● Work to do:
Only lines holding the string "this" are wanted; copy each one from the material.

○ ○ ○ ○

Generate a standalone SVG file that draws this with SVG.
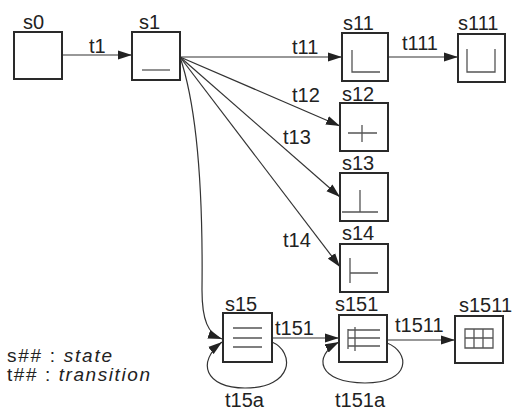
<svg xmlns="http://www.w3.org/2000/svg" width="521" height="410" viewBox="0 0 521 410">
<defs>
<marker id="ah" markerWidth="15" markerHeight="10" refX="14" refY="5" orient="auto" markerUnits="userSpaceOnUse">
<path d="M0,0.5 L14,5 L0,9.5 Z" fill="#222"/>
</marker>
<style>
.box{fill:#fff;stroke:#2a2a2a;stroke-width:2}
.ic{fill:none;stroke:#555;stroke-width:1.3}
.cn{fill:none;stroke:#333;stroke-width:1.2;marker-end:url(#ah)}
.lb{font-family:"Liberation Sans",Arial,sans-serif;font-size:20px;fill:#222}
.lg{font-family:"Liberation Sans",Arial,sans-serif;font-size:19px;fill:#222}
.it{font-style:italic}
</style>
</defs>
<rect width="521" height="410" fill="#fff"/>
<g id="connectors">
<path class="cn" d="M62,55 L132,55"/>
<path class="cn" d="M180,57 L342,57"/>
<path class="cn" d="M388,57 L458,57"/>
<path class="cn" d="M180,57 L340,126"/>
<path class="cn" d="M180,57 L340,197"/>
<path class="cn" d="M180,57 L340,267"/>
<path class="cn" d="M180,57 C198,110 203,200 202,290 C202,320 208,334 222,339"/>
<path class="cn" d="M272,338 L339,338"/>
<path class="cn" d="M387,340 L455,340"/>
<path class="cn" d="M272,342 C295,352 294,388 245,388 C205,388 196,362 222,342"/>
<path class="cn" d="M387,343 C410,352 412,383 365,383 C318,383 312,356 339,342"/>
<text class="lb" x="89" y="53">t1</text>
<text class="lb" x="292" y="54">t11</text>
<text class="lb" x="402" y="50">t111</text>
<text class="lb" x="292" y="102">t12</text>
<text class="lb" x="283" y="144">t13</text>
<text class="lb" x="283" y="247">t14</text>
<text class="lb" x="275" y="335">t151</text>
<text class="lb" x="395" y="332">t1511</text>
<text class="lb" x="225" y="407">t15a</text>
<text class="lb" x="335" y="407">t151a</text>
</g>
<g id="s0">
<rect class="box" x="14" y="32" width="48" height="47"/>
<text class="lb" x="23" y="29">s0</text>
</g>
<g id="s1">
<rect class="box" x="132" y="32" width="48" height="48"/>
<path class="ic" d="M142,70 L170,70"/>
<text class="lb" x="139" y="29">s1</text>
</g>
<g id="s11">
<rect class="box" x="342" y="33" width="46" height="48"/>
<path class="ic" d="M352,50 L352,72 L380,72"/>
<text class="lb" x="343" y="30">s11</text>
</g>
<g id="s111">
<rect class="box" x="458" y="34" width="47" height="48"/>
<path class="ic" d="M467,49 L467,72 L495,72 L495,49"/>
<text class="lb" x="458" y="30">s111</text>
</g>
<g id="s12">
<rect class="box" x="340" y="103" width="48" height="48"/>
<path class="ic" d="M348,133 L377,133 M362,125 L362,142"/>
<text class="lb" x="342" y="101">s12</text>
</g>
<g id="s13">
<rect class="box" x="340" y="173" width="48" height="48"/>
<path class="ic" d="M342,212 L378,212 M360,190 L360,212"/>
<text class="lb" x="342" y="170">s13</text>
</g>
<g id="s14">
<rect class="box" x="340" y="244" width="48" height="48"/>
<path class="ic" d="M350,258 L350,283 M350,273 L378,273"/>
<text class="lb" x="342" y="240">s14</text>
</g>
<g id="s15">
<rect class="box" x="223" y="313" width="49" height="49"/>
<path class="ic" d="M233,328 L262,328 M233,338 L262,338 M233,347 L262,347"/>
<text class="lb" x="225" y="311">s15</text>
</g>
<g id="s151">
<rect class="box" x="339" y="315" width="48" height="47"/>
<path class="ic" d="M348,329 L348,349 M355,327 L355,351 M348,330 L380,330 M348,338 L380,338 M348,346 L380,346"/>
<text class="lb" x="335" y="311">s151</text>
</g>
<g id="s1511">
<rect class="box" x="455" y="316" width="48" height="47"/>
<path class="ic" d="M465,329 L493,329 L493,348 L465,348 Z M474,329 L474,348 M483,329 L483,348 M465,338 L493,338"/>
<text class="lb" x="459" y="312">s1511</text>
</g>
<g id="legend">
<text class="lg" x="7" y="362" textLength="105" lengthAdjust="spacing">s## : <tspan class="it">state</tspan></text>
<text class="lg" x="7" y="381" textLength="143" lengthAdjust="spacing">t## : <tspan class="it">transition</tspan></text>
</g>
</svg>
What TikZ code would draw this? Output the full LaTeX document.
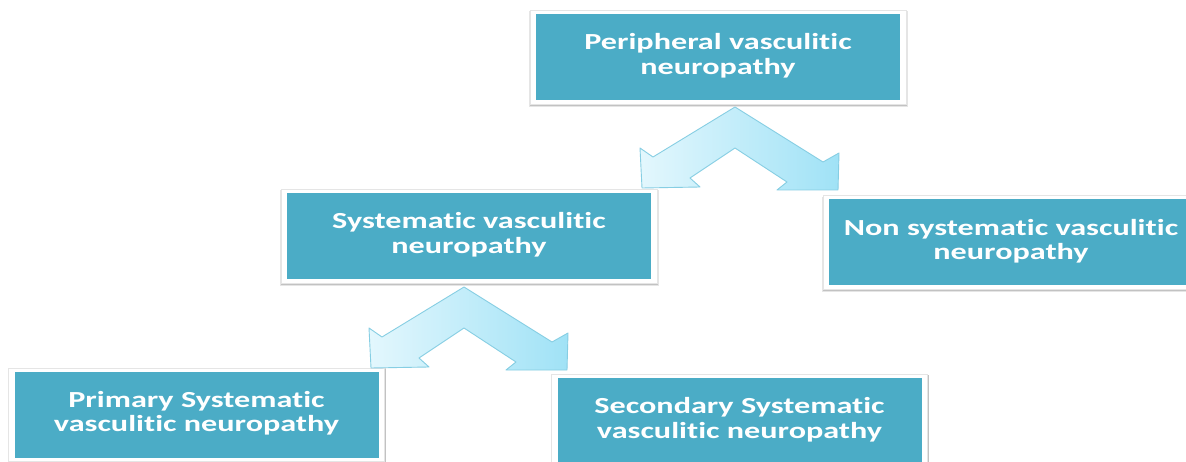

○ ○ ○ ○

● Problem solution:
Generate a standalone SVG file that draws this with SVG.
What TikZ code would draw this? Output the full LaTeX document.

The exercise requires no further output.